Nunca vamos recuperar a inocência, sempre interpretaremos

Seguindo a toada – difícil não lembrar dos tantos artistas modernos que se revelaram em luta para quebrar as amarras do conhecimento formal. Queriam se sentir mais criadores do que discípulos. Picasso teria dito que pelejou uma vida inteira para desenhar como as crianças, matando o Rafael que vivia dentro dele. E insistido que as maiores perdas – ou as melhores – são as que morrem dentro de nós. Penso que, num país que perdeu o prumo da prosa – comportando-se, não raro, como o desesperado do velório –, o empenho em fazer perguntas simples pode ser um bom ideário.

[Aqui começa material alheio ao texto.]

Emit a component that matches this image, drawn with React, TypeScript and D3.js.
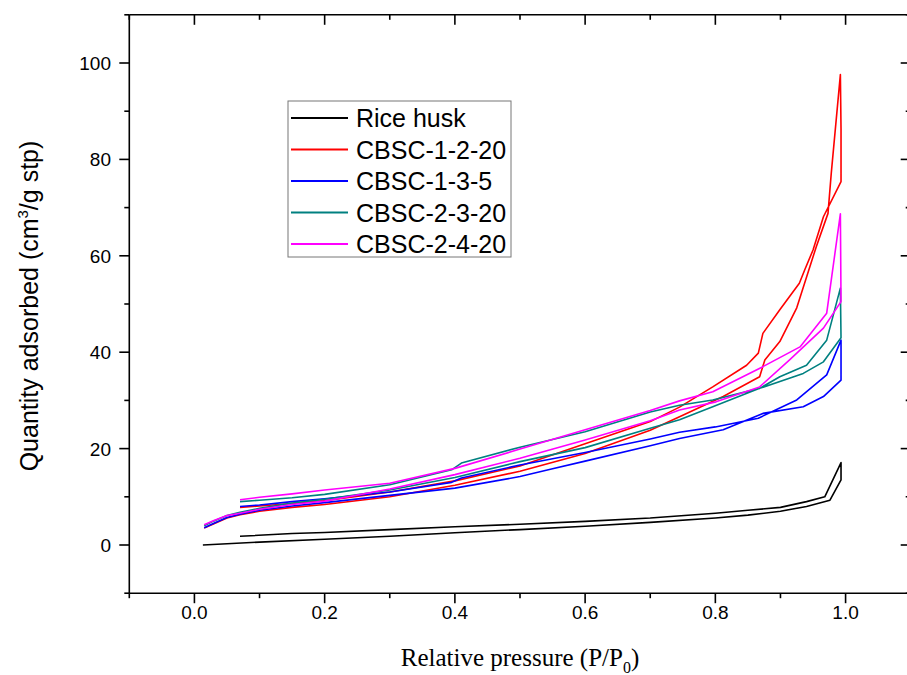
import React from "react";
import * as d3 from "d3";

// ---------- data ----------
const seriesNames = ["Rice husk", "CBSC-1-2-20", "CBSC-1-3-5", "CBSC-2-3-20", "CBSC-2-4-20"];
const seriesColors = ["#000000", "#ff0000", "#0000ff", "#008080", "#ff00ff"];

// Rice husk
const riceAdsP = [0.013, 0.1, 0.2, 0.3, 0.4, 0.5, 0.6, 0.7, 0.8, 0.85, 0.9, 0.94, 0.976, 0.993, 0.993];
const riceAdsV = [0.0, 0.6, 1.2, 1.8, 2.55, 3.2, 3.9, 4.7, 5.6, 6.2, 7.0, 8.0, 9.3, 13.5, 17.1];
const riceDesP = [0.968, 0.94, 0.9, 0.85, 0.8, 0.7, 0.6, 0.5, 0.4, 0.3, 0.2, 0.15, 0.07];
const riceDesV = [10.0, 9.0, 7.8, 7.2, 6.6, 5.6, 4.9, 4.3, 3.8, 3.2, 2.6, 2.4, 1.8];

// CBSC-1-2-20
const redAdsP = [0.015, 0.03, 0.05, 0.07, 0.1, 0.15, 0.2, 0.3, 0.4, 0.5, 0.6, 0.7, 0.745, 0.812, 0.868, 0.876, 0.899, 0.925, 0.955, 0.973, 0.978, 0.992];
const redAdsV = [3.5, 4.4, 5.6, 6.3, 7.0, 7.8, 8.4, 10.0, 12.4, 15.3, 19.0, 23.8, 26.6, 30.8, 34.9, 38.4, 42.2, 49.2, 61.9, 68.8, 77.1, 97.6];
const redDesP = [0.993, 0.993, 0.966, 0.95, 0.937, 0.929, 0.899, 0.873, 0.866, 0.848, 0.796, 0.745, 0.7, 0.6, 0.5, 0.4, 0.3, 0.2, 0.15, 0.1, 0.07];
const redDesV = [86.4, 75.4, 68.1, 61.2, 57.0, 54.3, 48.8, 43.9, 39.8, 37.3, 32.8, 28.6, 25.6, 21.0, 16.4, 13.3, 11.0, 9.2, 8.6, 8.1, 7.8];

// CBSC-1-3-5
const blueAdsP = [0.015, 0.03, 0.05, 0.07, 0.1, 0.15, 0.2, 0.3, 0.4, 0.5, 0.55, 0.6, 0.7, 0.745, 0.812, 0.873, 0.935, 0.966, 0.993, 0.993];
const blueAdsV = [3.6, 4.5, 5.7, 6.4, 7.2, 8.1, 8.8, 10.3, 11.8, 14.2, 15.8, 17.4, 20.6, 22.1, 23.9, 27.3, 28.7, 30.8, 34.2, 42.5];
const blueDesP = [0.971, 0.925, 0.866, 0.8, 0.745, 0.7, 0.6, 0.5, 0.41, 0.395, 0.3, 0.2, 0.15, 0.1, 0.07];
const blueDesV = [35.3, 30.1, 26.3, 24.5, 23.4, 22.0, 19.2, 16.6, 13.9, 13.0, 11.0, 9.6, 9.0, 8.3, 8.0];

// CBSC-2-3-20
const tealAdsP = [0.015, 0.03, 0.05, 0.07, 0.1, 0.15, 0.2, 0.3, 0.4, 0.5, 0.6, 0.7, 0.745, 0.796, 0.868, 0.935, 0.966, 0.993, 0.992];
const tealAdsV = [4.0, 5.0, 6.1, 6.8, 7.6, 8.7, 9.5, 11.4, 14.0, 17.3, 20.2, 24.2, 26.0, 28.7, 32.5, 35.6, 38.0, 43.0, 53.3];
const tealDesP = [0.971, 0.94, 0.899, 0.868, 0.796, 0.745, 0.7, 0.6, 0.5, 0.41, 0.395, 0.3, 0.2, 0.15, 0.1, 0.07];
const tealDesV = [42.5, 37.3, 34.9, 32.5, 30.1, 29.0, 27.6, 23.5, 20.3, 17.0, 15.6, 12.5, 10.5, 9.8, 9.3, 9.0];

// CBSC-2-4-20
const magAdsP = [0.015, 0.03, 0.05, 0.07, 0.1, 0.15, 0.2, 0.3, 0.4, 0.5, 0.6, 0.7, 0.745, 0.801, 0.868, 0.914, 0.966, 0.993, 0.992];
const magAdsV = [4.2, 5.1, 6.1, 6.6, 7.4, 8.4, 9.1, 11.6, 14.6, 18.0, 21.8, 25.8, 28.0, 29.7, 32.8, 38.4, 45.0, 50.5, 68.7];
const magDesP = [0.971, 0.93, 0.873, 0.796, 0.745, 0.7, 0.6, 0.5, 0.4, 0.3, 0.2, 0.15, 0.1, 0.07];
const magDesV = [48.1, 41.1, 37.0, 31.8, 29.9, 27.9, 23.9, 19.9, 15.9, 12.8, 11.4, 10.6, 9.9, 9.4];

const xTicksMajor = [0, 0.2, 0.4, 0.6, 0.8, 1.0];
const xTicksMinor = [-0.1, 0.1, 0.3, 0.5, 0.7, 0.9, 1.1];
const yTicksMajor = [0, 20, 40, 60, 80, 100];
const yTicksMinor = [-10, 10, 30, 50, 70, 90, 110];

// ---------- helpers ----------
function loop(ap: number[], av: number[], dp: number[], dv: number[]): [number, number][] {
  const pts: [number, number][] = [];
  ap.forEach((p, i) => pts.push([p, av[i]]));
  dp.forEach((p, i) => pts.push([p, dv[i]]));
  return pts;
}

const seriesData = [
  loop(riceAdsP, riceAdsV, riceDesP, riceDesV),
  loop(redAdsP, redAdsV, redDesP, redDesV),
  loop(blueAdsP, blueAdsV, blueDesP, blueDesV),
  loop(tealAdsP, tealAdsV, tealDesP, tealDesV),
  loop(magAdsP, magAdsV, magDesP, magDesV),
];

export default function App() {
  const W = 907, H = 675;
  const x = d3.scaleLinear().domain([-0.1, 1.1]).range([129.3, 910.7]);
  const y = d3.scaleLinear().domain([-10, 110]).range([593.2, 14.8]);
  const line = d3.line<[number, number]>().x(d => x(d[0])).y(d => y(d[1]));
  const fx = d3.format(".1f");
  const fy = d3.format("d");
  const x0 = x.range()[0], x1 = x.range()[1];
  const y0 = y.range()[0], y1 = y.range()[1];
  const MAJ = 10, MIN = 5;
  const sans = "'Liberation Sans', Arial, sans-serif";
  const serif = "'Liberation Serif', 'Times New Roman', serif";

  const legX = 288, legY = 101, legW = 223, legH = 156;
  const rowY = (i: number) => 118 + i * 31.5;

  return (
    <svg width={W} height={H} style={{ position: "absolute", left: 0, top: 0, background: "#fff" }}>
      <rect x={0} y={0} width={W} height={H} fill="#fff" />
      {/* series */}
      <g fill="none" strokeWidth={1.6} strokeLinejoin="round">
        {seriesData.map((d, i) => (
          <path key={i} d={line(d) || ""} stroke={seriesColors[i]} />
        ))}
      </g>
      {/* frame */}
      <g stroke="#000" strokeWidth={1.6} fill="none">
        <line x1={x0} y1={y0} x2={x1} y2={y0} />
        <line x1={x0} y1={y1} x2={x1} y2={y1} />
        <line x1={x0} y1={y0} x2={x0} y2={y1} />
        <line x1={x1} y1={y0} x2={x1} y2={y1} />
        {xTicksMajor.map(t => (
          <g key={"xm" + t}>
            <line x1={x(t)} x2={x(t)} y1={y0} y2={y0 + MAJ} />
            <line x1={x(t)} x2={x(t)} y1={y1} y2={y1 + MAJ} />
          </g>
        ))}
        {xTicksMinor.map(t => (
          <g key={"xn" + t}>
            <line x1={x(t)} x2={x(t)} y1={y0} y2={y0 + MIN} />
            <line x1={x(t)} x2={x(t)} y1={y1} y2={y1 + MIN} />
          </g>
        ))}
        {yTicksMajor.map(t => (
          <g key={"ym" + t}>
            <line x1={x0} x2={x0 - MAJ} y1={y(t)} y2={y(t)} />
            <line x1={x1} x2={x1 - MAJ} y1={y(t)} y2={y(t)} />
          </g>
        ))}
        {yTicksMinor.map(t => (
          <g key={"yn" + t}>
            <line x1={x0} x2={x0 - MIN} y1={y(t)} y2={y(t)} />
            <line x1={x1} x2={x1 - MIN} y1={y(t)} y2={y(t)} />
          </g>
        ))}
      </g>
      {/* tick labels */}
      <g fontFamily={sans} fontSize={19} fill="#000">
        {xTicksMajor.map(t => (
          <text key={"xl" + t} x={x(t)} y={619} textAnchor="middle">{fx(t)}</text>
        ))}
        {yTicksMajor.map(t => (
          <text key={"yl" + t} x={111} y={y(t) + 7} textAnchor="end">{fy(t)}</text>
        ))}
      </g>
      {/* axis titles */}
      <text x={520} y={666} textAnchor="middle" fontFamily={serif} fontSize={25} fill="#000">
        Relative pressure (P/P<tspan fontSize={16} dy={7}>0</tspan><tspan dy={-7}>)</tspan>
      </text>
      <text transform={`translate(38,306) rotate(-90)`} textAnchor="middle" fontFamily={sans} fontSize={25} fill="#000">
        Quantity adsorbed (cm<tspan fontSize={15} dy={-10}>3</tspan><tspan dy={10}>/g stp)</tspan>
      </text>
      {/* legend */}
      <rect x={legX} y={legY} width={legW} height={legH} fill="#fff" stroke="#777" strokeWidth={1} />
      {seriesNames.map((n, i) => (
        <g key={n}>
          <line x1={291} x2={348} y1={rowY(i)} y2={rowY(i)} stroke={seriesColors[i]} strokeWidth={2} />
          <text x={356} y={rowY(i) + 9} fontFamily={sans} fontSize={25} fill="#000">{n}</text>
        </g>
      ))}
    </svg>
  );
}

Em tempo, se me pedissem a dica de uma leitura supimpa a respeito dessas vastas emoções e pensamentos imperfeitos, sugeriria Contra a interpretação, de Susan Sontag. É hoje livro raro, que circula à custa de fotocópias. No texto, a ensaísta norte-americana se refere às artes, é verdade, mas da arte para a vida como ela é basta um pulo. Susan esbraveja contra deuses, como Freud, que nos colocou sempre como tarados com o olho na fechadura, à caça de sentidos, teorias e explicações. A magia e o encantamento ficaram sufocados. Os excessos interpretativos não deixam a arte [e a existência] em paz, tratando-a na base da porrada.

Susan Sontag, é bom dizer, reconhece que fracassa em sua reflexão. Nunca vamos recuperar a inocência, sempre interpretaremos. Eliane Brum, imagino, sabe que não conseguimos voltar à tabula-rasa, na qual nada está inscrito. Tampouco os artistas seguiram pelos séculos 20 e 21 virando urinóis de cabeça para baixo, em obediência a Duchamp. Mas o que seria da humanidade sem se perguntar – feito um guri – como é dormir de noite depois de Hiroshima, e tudo mais.